WASHINGTON -- Credit unions in 12 states will begin to provide services to each other's customers on July 1, effectively establishing an interstate branching system.

As envisioned, the network will serve six million customers of 450 credit unions in states from New York west Colorado and south to Florida.

The plan was first reported in Washington Watch, a newsletter published by American Banker.

250 to 300 Offices

The network will have 250 to 300 offices within five years, according to Rick Scali, president and chief executive of the Credit Union Service Corp., Atlanta, which is coordinating the shared branch system. About a half dozen more states are considering joining the system, he said.

The states already signed up are New York, New Jersey, Pennsylvania, Virginia, North Carolina, Georgia, Tennessee, Alabama, Florida, Illinois, Louisiana, and Colorado.

This will be the first time that credit unions from different states have shared facilities on a large scale. Limited efforts to share branches have taken place for 20 years. Credit unions in Michigan, California, and Texas have long serviced each other's customers.

"What we've really done for the first time is formalized the sharing of facilities across state lines," Mr. Scali said.

No Regulatory Problems

The network will allow credit unions to offer their customers deposit, withdrawal, and even loan services when they travel to any state in the system.

The network does not face any regulatory hurdles, according to Robert Fenner, general counsel at the National Credit Union Administration.

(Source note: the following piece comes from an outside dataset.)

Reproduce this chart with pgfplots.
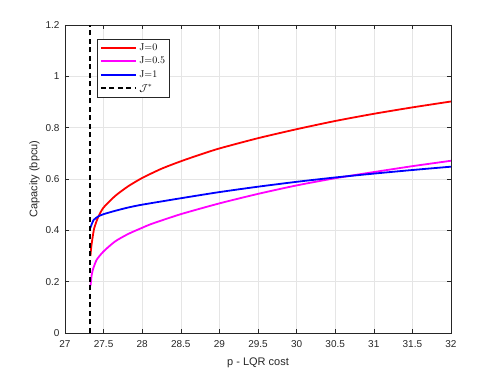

In fact, Mr. Fenner praised the development. "The reason it works in credit unions is because, for the most part, their customer bases do not overlap so they are not in competition with each other," he said.

Under federal law, credit unions are permitted to share facilities.

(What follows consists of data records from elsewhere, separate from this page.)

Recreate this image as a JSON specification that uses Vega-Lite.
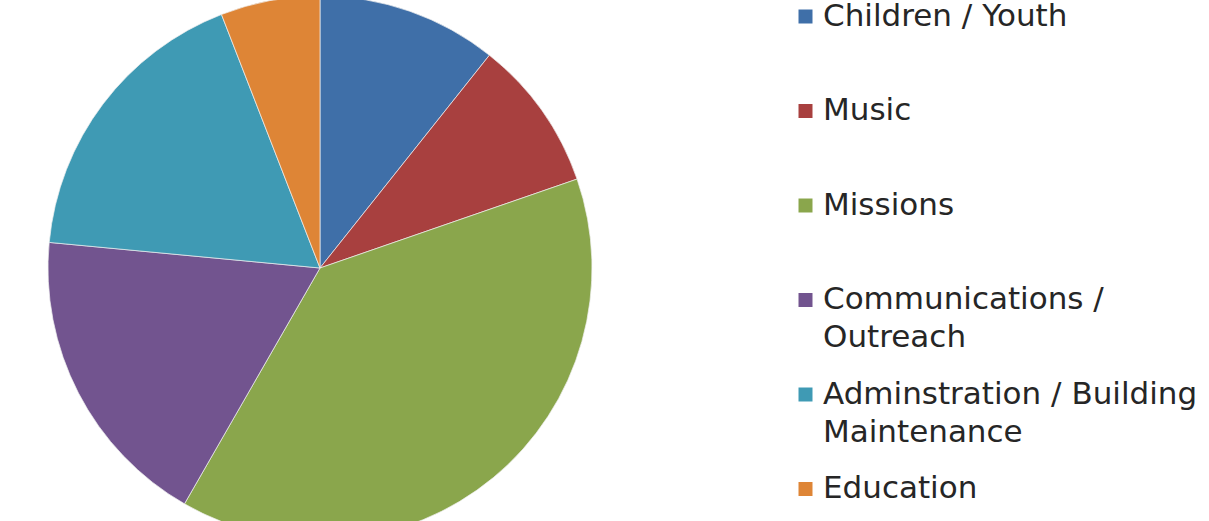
{
  "$schema": "https://vega.github.io/schema/vega-lite/v6.json",
  "width": 640,
  "height": 536,
  "autosize": {"type": "none"},
  "padding": {"left": 0, "top": 0, "right": 569, "bottom": 0},
  "background": "white",
  "data": {
    "values": [
      {"category": "Children / Youth", "rank": 1, "share": 10.7},
      {"category": "Music", "rank": 2, "share": 9.0},
      {"category": "Missions", "rank": 3, "share": 38.6},
      {"category": "Communications / Outreach", "rank": 4, "share": 18.2},
      {"category": "Adminstration / Building Maintenance", "rank": 5, "share": 17.6},
      {"category": "Education", "rank": 6, "share": 5.9}
    ]
  },
  "mark": {"type": "arc", "outerRadius": 272, "stroke": "#f0f0f0", "strokeWidth": 1, "strokeOpacity": 0.7},
  "encoding": {
    "theta": {"field": "share", "type": "quantitative", "stack": true},
    "order": {"field": "rank", "type": "quantitative"},
    "color": {
      "field": "category",
      "type": "nominal",
      "scale": {
        "domain": ["Children / Youth", "Music", "Missions", "Communications / Outreach", "Adminstration / Building Maintenance", "Education"],
        "range": ["#3F6FA8", "#A8403F", "#8AA64C", "#72548F", "#3F9AB4", "#DE8536"]
      },
      "legend": {
        "title": null,
        "orient": "none",
        "legendX": 790,
        "legendY": 1,
        "symbolType": "square",
        "symbolSize": 196,
        "symbolStrokeWidth": 0,
        "symbolOpacity": 1,
        "labelFont": "DejaVu Sans",
        "labelFontSize": 31,
        "labelColor": "#262626",
        "labelLimit": 0,
        "labelOffset": 2,
        "rowPadding": 24.5,
        "labelExpr": "datum.label == 'Communications / Outreach' ? ['Communications /', 'Outreach'] : datum.label == 'Adminstration / Building Maintenance' ? ['Adminstration / Building', 'Maintenance'] : [datum.label, '']",
        "encoding": {"labels": {"lineHeight": {"value": 38}}}
      }
    }
  },
  "config": {"view": {"stroke": null}, "style": {"guide-label": {"lineHeight": 38}}}
}
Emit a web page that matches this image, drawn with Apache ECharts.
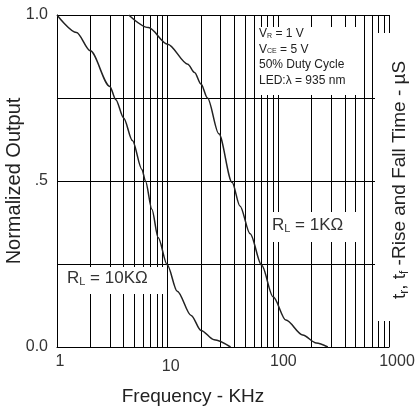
<!DOCTYPE html>
<html><head><meta charset="utf-8">
<script src="https://cdn.jsdelivr.net/npm/echarts@6/dist/echarts.min.js"></script>
<style>html,body{margin:0;padding:0;background:#fff}#c{width:417px;height:411px}</style>
</head><body><div id="c"></div>
<script>
// Data
var freq10K = [1, 1.5, 2, 3, 3.4, 4, 4.8, 5.85, 6.3, 7.2, 8.2, 9.9, 12.2, 16.3, 20, 26.3, 37];
var out10K  = [1.0, 0.947, 0.892, 0.785, 0.745, 0.69, 0.622, 0.535, 0.5, 0.415, 0.33, 0.248, 0.168, 0.095, 0.05, 0.022, 0];
var freq1K  = [4.45, 6.7, 10, 15.2, 17.5, 20, 22.9, 29, 38.2, 45, 55.6, 70.7, 89.7, 117, 166, 220, 280];
var out1K   = [1.0, 0.962, 0.912, 0.852, 0.827, 0.792, 0.75, 0.642, 0.496, 0.425, 0.341, 0.246, 0.151, 0.081, 0.036, 0.012, 0];
var gridFreqs = [2,3,4,5,6,7,8,9,10,20,30,40,50,60,70,80,90,100,200,300,400,500,600,700,800,900,1000];
var xTickLabels = {1:'1', 10:'10', 100:'100', 1000:'1000'};
var yTickLabels = {0:'0.0', 0.5:'.5', 1:'1.0'};

function pairs(xs, ys){ return xs.map(function(x,i){ return [x, ys[i]]; }); }

var chart = echarts.init(document.getElementById('c'), null, {renderer:'canvas'});
var FONT = 'Liberation Sans, Arial, sans-serif';
var LBL = {fontFamily: FONT, fontSize: 16, color: '#333'};
function lbl(pad){ return Object.assign({padding: pad}, LBL); }
var option = {
  animation: false,
  backgroundColor: '#fff',
  grid: {left: 57, right: 28, top: 15, bottom: 64, containLabel: false, outerBoundsMode: 'none'},
  xAxis: {
    type: 'log', logBase: 10, min: 1, max: 1000,
    name: 'Frequency - KHz', nameLocation: 'middle', nameGap: 40, nameMoveOverlap: false,
    nameTextStyle: {fontFamily: FONT, fontSize: 19, color: '#222', padding: [0, 60, 0, 0]},
    axisLine: {show: true, lineStyle: {color: '#000', width: 1}},
    axisTick: {show: false},
    splitLine: {show: false},
    axisLabel: {
      margin: 7, fontFamily: FONT, fontSize: 16, color: '#333',
      formatter: function(v){
        var r = Math.round(v);
        var t = xTickLabels[r];
        if (!t) return '';
        return '{l' + r + '|' + t + '}';
      },
      rich: {
        l1: lbl([0,0,0,6]),
        l10: lbl([5,0,0,6]),
        l100: lbl([0,0,0,10]),
        l1000: lbl([0,0,0,16])
      }
    }
  },
  yAxis: {
    type: 'value', min: 0, max: 1, interval: 0.25,
    name: 'Normalized Output', nameLocation: 'middle', nameGap: 33, nameMoveOverlap: false,
    nameTextStyle: {fontFamily: FONT, fontSize: 20, color: '#222'},
    axisLine: {show: true, lineStyle: {color: '#000', width: 1}},
    axisTick: {show: false},
    splitLine: {show: true, lineStyle: {color: '#000', width: 1}},
    axisLabel: {
      margin: 9, fontFamily: FONT, fontSize: 16, color: '#333',
      formatter: function(v){ var t = yTickLabels[Math.round(v*100)/100]; return t === undefined ? '' : t; }
    }
  },
  series: [
    {
      type: 'line', name: 'RL = 10K', data: pairs(freq10K, out10K),
      smooth: 0.3, smoothMonotone: 'x', showSymbol: false, symbol: 'none',
      lineStyle: {color: '#222', width: 1.5}, z: 20,
      markLine: {
        silent: true, symbol: ['none','none'], label: {show: false},
        lineStyle: {type: 'solid', color: '#000', width: 1},
        emphasis: {disabled: true},
        data: gridFreqs.map(function(f){ return {xAxis: f}; }),
        z: 3
      }
    },
    {
      type: 'line', name: 'RL = 1K', data: pairs(freq1K, out1K),
      smooth: 0.3, smoothMonotone: 'x', showSymbol: false, symbol: 'none',
      lineStyle: {color: '#222', width: 1.5}, z: 20
    }
  ],
  graphic: [
    // white masks behind annotations
    {type: 'rect', z: 50, shape: {x: 258, y: 27, width: 98, height: 68}, style: {fill: '#fff'}},
    {type: 'rect', z: 50, shape: {x: 268, y: 212, width: 92, height: 30}, style: {fill: '#fff'}},
    {type: 'rect', z: 50, shape: {x: 58, y: 267, width: 108, height: 27}, style: {fill: '#fff'}},
    {type: 'rect', z: 50, shape: {x: 375, y: 33, width: 42, height: 288}, style: {fill: '#fff'}},
    // condition legend
    {type: 'text', z: 60, left: 259, top: 26, style: {
      text: 'V{s|R} = 1 V\nV{s|CE} = 5 V\n50% Duty Cycle\nLED:λ = 935 nm',
      font: '12px ' + FONT, fill: '#222', lineHeight: 15.5,
      rich: {s: {font: '7px ' + FONT, fill: '#222', padding: [4,0,0,0]}}
    }},
    {type: 'text', z: 60, left: 272, top: 217, style: {
      text: 'R{s|L} = 1KΩ', font: '17px ' + FONT, fill: '#333',
      rich: {s: {font: '11px ' + FONT, fill: '#333', padding: [7,0,0,0]}}
    }},
    {type: 'text', z: 60, left: 67, top: 270, style: {
      text: 'R{s|L} = 10KΩ', font: '17px ' + FONT, fill: '#333',
      rich: {s: {font: '11px ' + FONT, fill: '#333', padding: [7,0,0,0]}}
    }},
    // right axis title
    {type: 'text', z: 60, x: 400, y: 180, rotation: Math.PI/2, style: {
      text: 't{s|r}, t{s|f} -Rise and Fall Time - µS',
      font: '19px ' + FONT, fill: '#222', align: 'center', verticalAlign: 'middle',
      rich: {s: {font: '12px ' + FONT, fill: '#222', padding: [9,0,0,0]}}
    }}
  ]
};
chart.setOption(option);
</script>
</body></html>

"These are really innovative steps," said Doug Duerr, president of the National Association of State Credit Union Supervisors, Arlington, Va. "It's the humanization of ATMs."

The idea irritates banking industry leaders.

"It is just another example of how the myth of the local credit union has nothing to do with reality," said Ed Yingling, executive director of government affairs at the American Bankers Association.

"In reality, many of these credit unions are major financial services providers offering a full range of banking services and now they are starting to do so nationwide."

"With this competitive advantage, they can enhance their market share," added Ken Guenther, executive vice president of the Independent Bankers Association of America.

Noting the fact that credit unions are not taxed by Uncle Sam, he added: "As they move interstate, it means the government loses more money."